Families are busy and children are in school.
I am so lucky to have caring, validating teachers in my children's lives. But they respect boundaries. I do work at a private school, so maybe you can place an emphasis on a caring "family like" community more easily there.
After studying children and working with children, it is my philosophy that schools operate like families. These 'school families' are designed to support and enhance children's home families. This means I tell children I care about them. I am there for them. This means often that I am one of the only sources of validation in some children's lives.
This is so critical. A trend this year and last year is for ms students to explore with cutting and suicidal ideation just as a "trendy" thing.

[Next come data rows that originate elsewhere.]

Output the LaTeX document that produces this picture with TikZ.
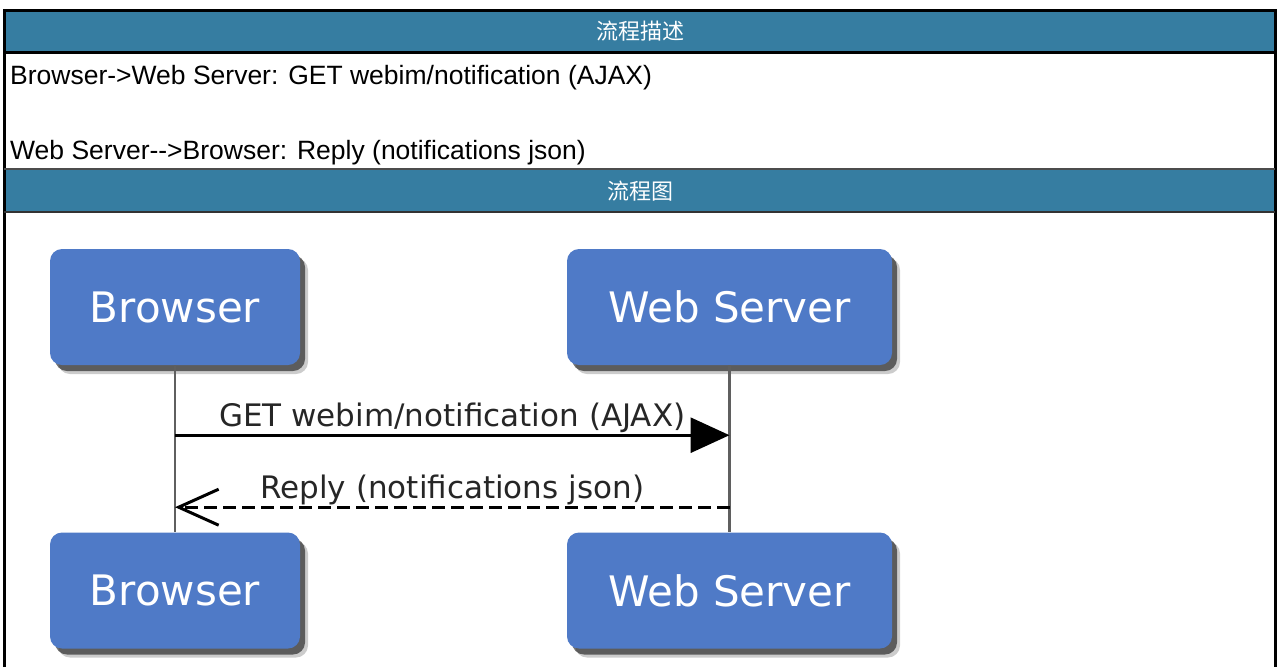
\documentclass[tikz,border=0pt]{standalone}
\usepackage{fontspec}
\setmainfont{Liberation Sans}
\newfontfamily\cjkfont{Noto Sans CJK SC}
\newfontfamily\actorfont{DejaVu Sans}
\usetikzlibrary{arrows.meta,shadows}
\definecolor{headblue}{RGB}{54,125,161}
\definecolor{actorblue}{RGB}{79,122,199}
\definecolor{lifegray}{RGB}{95,95,95}

\begin{document}
\begin{tikzpicture}[x=1pt,y=-1pt,
  header/.style={font=\cjkfont\fontsize{22}{26}\selectfont, text=white},
  rowtext/.style={anchor=base west, inner sep=0pt, font=\fontsize{26.5}{30}\selectfont},
  actor/.style={rounded corners=12pt, fill=actorblue, minimum height=116pt, text=white,
    font=\actorfont\fontsize{42}{48}\selectfont,
    drop shadow={shadow xshift=8pt, shadow yshift=-9pt, opacity=0.2, fill=black},
    drop shadow={shadow xshift=5pt, shadow yshift=-6pt, opacity=0.55, fill=black}},
  msg/.style={font=\actorfont\fontsize{31}{36}\selectfont, text=black!85, inner sep=1pt},
  lifeline/.style={lifegray, line width=2.5pt}
]
\useasboundingbox (0,0) rectangle (1277,667);

% table frame and header bands
\fill[headblue] (4,10) rectangle (1275,52);
\fill[headblue] (4,169) rectangle (1275,212);
\draw[line width=3pt] (4,667) -- (4,10) -- (1275,10) -- (1275,667);
\draw[line width=3pt] (4,52) -- (1275,52);
\draw[line width=2.5pt, black!70] (4,169) -- (1275,169);
\draw[line width=2.5pt, black!80] (4,212) -- (1275,212);

\node[header] (hdesc) at (640,31) {流程描述};
\node[header] (hchart) at (640,191) {流程图};

\node[rowtext] (desc1) at (10,84) {Browser->Web Server: GET webim/notification (AJAX)};
\node[rowtext] (desc2) at (10,159) {Web Server-\kern0pt->Browser: Reply (notifications json)};

% sequence chart
\node[actor, minimum width=250pt] (btop) at (175,307) {Browser};
\node[actor, minimum width=325pt] (stop) at (729.5,307) {Web Server};
\node[actor, minimum width=250pt] (bbot) at (175,590.5) {Browser};
\node[actor, minimum width=325pt] (sbot) at (729.5,590.5) {Web Server};

\draw[lifeline] (btop.south) -- (bbot.north);
\draw[lifeline] (stop.south) -- (sbot.north);

\path (btop.south) ++(0,70) coordinate (req1);
\path (stop.south) ++(0,70) coordinate (req2);
\path (btop.south) ++(0,142) coordinate (rep1);
\path (stop.south) ++(0,142) coordinate (rep2);

\draw[line width=3pt, -{Triangle[length=39pt,width=35pt]}] (req1) -- node[msg, above] {GET webim/notification (AJAX)} (req2);
\draw[line width=3pt, dash pattern=on 13pt off 6pt, -{Straight Barb[length=40pt,width=36pt]}] (rep2) -- node[msg, above] {Reply (notifications json)} (rep1);
\end{tikzpicture}
\end{document}
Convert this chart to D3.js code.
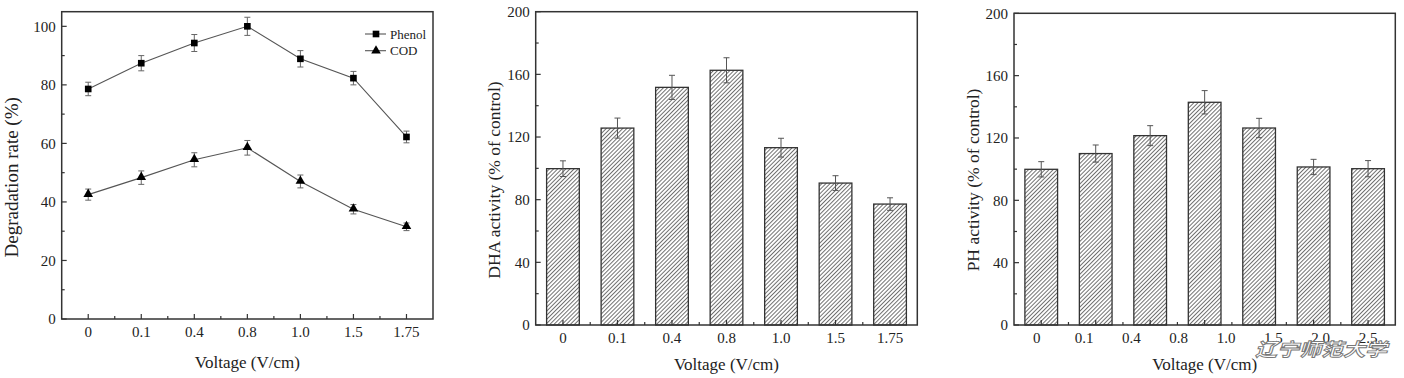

I have an advisory and I run my advisory like a family. I tell them, "You can always come to me if you need help."
And when this happens, we all work as a team. We involve parents and we support parents, we offer resources. It is a coming together within the community.
When students bring up topics like suicide or gender identity, we talk about it. It is my job to talk about it. It would be a tremendous disservice to shut kids down or to only say, "talk to your parents about this."
I do say that, but I also address the issues with kids. I place an emphasis on good self care, care for others and on seeking help, building relationships and so on. It is critical that today's kids can have open dialog with caring, trained teachers in safe environments with peers.
 
And you're talking about middle school, the OP was talking about kindergarten - 4/5/6 year olds. My kids go to an excellent school, their teachers are incredibly caring of them and the school is a highly nurturing environment and they thrive there. It's still my job as their parent to raise my children.

School hours and culture may represent a pond difference but I don't know any kindergarten age child who has a school day that long or who doesn't have meaningful relationships with their parents or carers.